Supplied information
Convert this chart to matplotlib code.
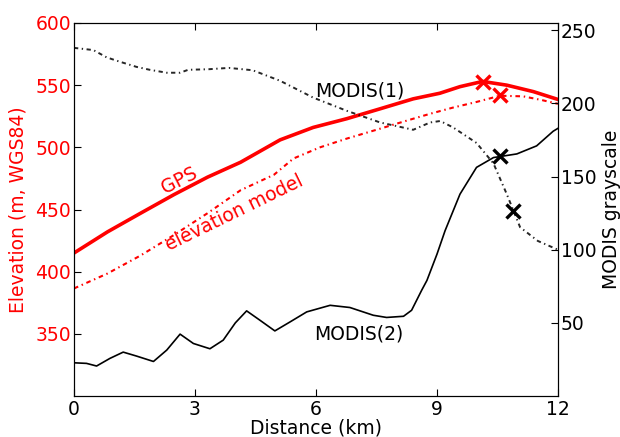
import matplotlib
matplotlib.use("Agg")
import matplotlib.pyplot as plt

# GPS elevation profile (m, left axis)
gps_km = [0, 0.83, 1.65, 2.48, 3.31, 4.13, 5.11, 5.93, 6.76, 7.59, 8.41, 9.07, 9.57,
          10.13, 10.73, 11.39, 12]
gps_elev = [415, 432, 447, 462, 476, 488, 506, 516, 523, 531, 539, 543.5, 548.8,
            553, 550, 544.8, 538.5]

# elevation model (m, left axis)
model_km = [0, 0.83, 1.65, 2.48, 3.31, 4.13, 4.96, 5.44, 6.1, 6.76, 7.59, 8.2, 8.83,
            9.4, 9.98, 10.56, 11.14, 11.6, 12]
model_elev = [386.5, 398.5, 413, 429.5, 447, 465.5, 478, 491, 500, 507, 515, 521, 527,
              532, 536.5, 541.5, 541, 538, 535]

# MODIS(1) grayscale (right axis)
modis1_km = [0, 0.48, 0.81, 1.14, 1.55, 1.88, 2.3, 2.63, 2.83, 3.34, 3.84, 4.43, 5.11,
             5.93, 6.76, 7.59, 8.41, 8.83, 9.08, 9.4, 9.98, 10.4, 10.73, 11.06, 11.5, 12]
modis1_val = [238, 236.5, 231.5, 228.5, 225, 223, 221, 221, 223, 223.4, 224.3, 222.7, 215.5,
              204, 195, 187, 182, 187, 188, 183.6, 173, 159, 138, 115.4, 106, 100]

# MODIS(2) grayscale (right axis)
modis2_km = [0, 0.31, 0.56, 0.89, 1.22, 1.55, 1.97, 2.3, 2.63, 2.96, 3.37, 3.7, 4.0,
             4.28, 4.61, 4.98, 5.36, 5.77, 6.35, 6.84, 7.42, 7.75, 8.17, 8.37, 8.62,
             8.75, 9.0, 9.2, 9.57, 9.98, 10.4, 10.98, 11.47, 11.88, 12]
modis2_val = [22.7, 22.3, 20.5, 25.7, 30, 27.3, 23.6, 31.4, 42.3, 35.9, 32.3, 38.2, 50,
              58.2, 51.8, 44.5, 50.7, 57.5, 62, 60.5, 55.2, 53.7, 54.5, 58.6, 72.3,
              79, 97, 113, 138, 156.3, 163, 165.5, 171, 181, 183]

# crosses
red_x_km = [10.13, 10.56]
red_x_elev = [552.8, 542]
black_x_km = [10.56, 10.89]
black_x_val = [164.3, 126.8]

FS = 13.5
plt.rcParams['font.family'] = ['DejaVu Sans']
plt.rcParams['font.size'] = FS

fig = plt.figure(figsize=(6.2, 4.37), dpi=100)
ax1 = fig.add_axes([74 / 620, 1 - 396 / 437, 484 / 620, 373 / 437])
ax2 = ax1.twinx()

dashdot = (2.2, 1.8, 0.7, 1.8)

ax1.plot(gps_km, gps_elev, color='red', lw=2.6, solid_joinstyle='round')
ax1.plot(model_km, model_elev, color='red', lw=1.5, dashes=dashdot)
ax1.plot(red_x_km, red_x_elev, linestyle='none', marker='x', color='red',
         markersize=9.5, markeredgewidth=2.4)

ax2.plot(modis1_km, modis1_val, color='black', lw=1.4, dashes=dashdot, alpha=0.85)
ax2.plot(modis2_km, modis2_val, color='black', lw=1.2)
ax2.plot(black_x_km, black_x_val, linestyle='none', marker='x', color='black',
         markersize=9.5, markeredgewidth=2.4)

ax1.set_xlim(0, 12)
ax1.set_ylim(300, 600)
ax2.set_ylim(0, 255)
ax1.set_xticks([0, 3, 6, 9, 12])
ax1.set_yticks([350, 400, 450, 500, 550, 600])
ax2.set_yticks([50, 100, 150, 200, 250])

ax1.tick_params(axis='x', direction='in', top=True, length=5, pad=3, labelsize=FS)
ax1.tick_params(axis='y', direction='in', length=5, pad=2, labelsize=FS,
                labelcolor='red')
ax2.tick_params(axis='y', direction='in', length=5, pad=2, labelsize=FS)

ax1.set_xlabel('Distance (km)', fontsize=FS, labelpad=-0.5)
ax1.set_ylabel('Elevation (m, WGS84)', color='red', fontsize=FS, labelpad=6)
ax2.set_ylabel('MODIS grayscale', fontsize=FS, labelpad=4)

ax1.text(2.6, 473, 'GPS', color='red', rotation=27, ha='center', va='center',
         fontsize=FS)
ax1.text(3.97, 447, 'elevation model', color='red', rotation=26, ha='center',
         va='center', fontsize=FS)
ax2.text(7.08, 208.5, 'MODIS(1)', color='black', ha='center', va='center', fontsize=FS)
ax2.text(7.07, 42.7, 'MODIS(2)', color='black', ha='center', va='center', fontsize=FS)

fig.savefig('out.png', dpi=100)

Problem requirements
Leaving out the pictures, repeat the data above exactly.

Response to the task
Convert this chart to matplotlib code.
import matplotlib
matplotlib.use("Agg")
import matplotlib.pyplot as plt

# GPS elevation profile (m, left axis)
gps_km = [0, 0.83, 1.65, 2.48, 3.31, 4.13, 5.11, 5.93, 6.76, 7.59, 8.41, 9.07, 9.57,
          10.13, 10.73, 11.39, 12]
gps_elev = [415, 432, 447, 462, 476, 488, 506, 516, 523, 531, 539, 543.5, 548.8,
            553, 550, 544.8, 538.5]

# elevation model (m, left axis)
model_km = [0, 0.83, 1.65, 2.48, 3.31, 4.13, 4.96, 5.44, 6.1, 6.76, 7.59, 8.2, 8.83,
            9.4, 9.98, 10.56, 11.14, 11.6, 12]
model_elev = [386.5, 398.5, 413, 429.5, 447, 465.5, 478, 491, 500, 507, 515, 521, 527,
              532, 536.5, 541.5, 541, 538, 535]

# MODIS(1) grayscale (right axis)
modis1_km = [0, 0.48, 0.81, 1.14, 1.55, 1.88, 2.3, 2.63, 2.83, 3.34, 3.84, 4.43, 5.11,
             5.93, 6.76, 7.59, 8.41, 8.83, 9.08, 9.4, 9.98, 10.4, 10.73, 11.06, 11.5, 12]
modis1_val = [238, 236.5, 231.5, 228.5, 225, 223, 221, 221, 223, 223.4, 224.3, 222.7, 215.5,
              204, 195, 187, 182, 187, 188, 183.6, 173, 159, 138, 115.4, 106, 100]

# MODIS(2) grayscale (right axis)
modis2_km = [0, 0.31, 0.56, 0.89, 1.22, 1.55, 1.97, 2.3, 2.63, 2.96, 3.37, 3.7, 4.0,
             4.28, 4.61, 4.98, 5.36, 5.77, 6.35, 6.84, 7.42, 7.75, 8.17, 8.37, 8.62,
             8.75, 9.0, 9.2, 9.57, 9.98, 10.4, 10.98, 11.47, 11.88, 12]
modis2_val = [22.7, 22.3, 20.5, 25.7, 30, 27.3, 23.6, 31.4, 42.3, 35.9, 32.3, 38.2, 50,
              58.2, 51.8, 44.5, 50.7, 57.5, 62, 60.5, 55.2, 53.7, 54.5, 58.6, 72.3,
              79, 97, 113, 138, 156.3, 163, 165.5, 171, 181, 183]

# crosses
red_x_km = [10.13, 10.56]
red_x_elev = [552.8, 542]
black_x_km = [10.56, 10.89]
black_x_val = [164.3, 126.8]

FS = 13.5
plt.rcParams['font.family'] = ['DejaVu Sans']
plt.rcParams['font.size'] = FS

fig = plt.figure(figsize=(6.2, 4.37), dpi=100)
ax1 = fig.add_axes([74 / 620, 1 - 396 / 437, 484 / 620, 373 / 437])
ax2 = ax1.twinx()

dashdot = (2.2, 1.8, 0.7, 1.8)

ax1.plot(gps_km, gps_elev, color='red', lw=2.6, solid_joinstyle='round')
ax1.plot(model_km, model_elev, color='red', lw=1.5, dashes=dashdot)
ax1.plot(red_x_km, red_x_elev, linestyle='none', marker='x', color='red',
         markersize=9.5, markeredgewidth=2.4)

ax2.plot(modis1_km, modis1_val, color='black', lw=1.4, dashes=dashdot, alpha=0.85)
ax2.plot(modis2_km, modis2_val, color='black', lw=1.2)
ax2.plot(black_x_km, black_x_val, linestyle='none', marker='x', color='black',
         markersize=9.5, markeredgewidth=2.4)

ax1.set_xlim(0, 12)
ax1.set_ylim(300, 600)
ax2.set_ylim(0, 255)
ax1.set_xticks([0, 3, 6, 9, 12])
ax1.set_yticks([350, 400, 450, 500, 550, 600])
ax2.set_yticks([50, 100, 150, 200, 250])

ax1.tick_params(axis='x', direction='in', top=True, length=5, pad=3, labelsize=FS)
ax1.tick_params(axis='y', direction='in', length=5, pad=2, labelsize=FS,
                labelcolor='red')
ax2.tick_params(axis='y', direction='in', length=5, pad=2, labelsize=FS)

ax1.set_xlabel('Distance (km)', fontsize=FS, labelpad=-0.5)
ax1.set_ylabel('Elevation (m, WGS84)', color='red', fontsize=FS, labelpad=6)
ax2.set_ylabel('MODIS grayscale', fontsize=FS, labelpad=4)

ax1.text(2.6, 473, 'GPS', color='red', rotation=27, ha='center', va='center',
         fontsize=FS)
ax1.text(3.97, 447, 'elevation model', color='red', rotation=26, ha='center',
         va='center', fontsize=FS)
ax2.text(7.08, 208.5, 'MODIS(1)', color='black', ha='center', va='center', fontsize=FS)
ax2.text(7.07, 42.7, 'MODIS(2)', color='black', ha='center', va='center', fontsize=FS)

fig.savefig('out.png', dpi=100)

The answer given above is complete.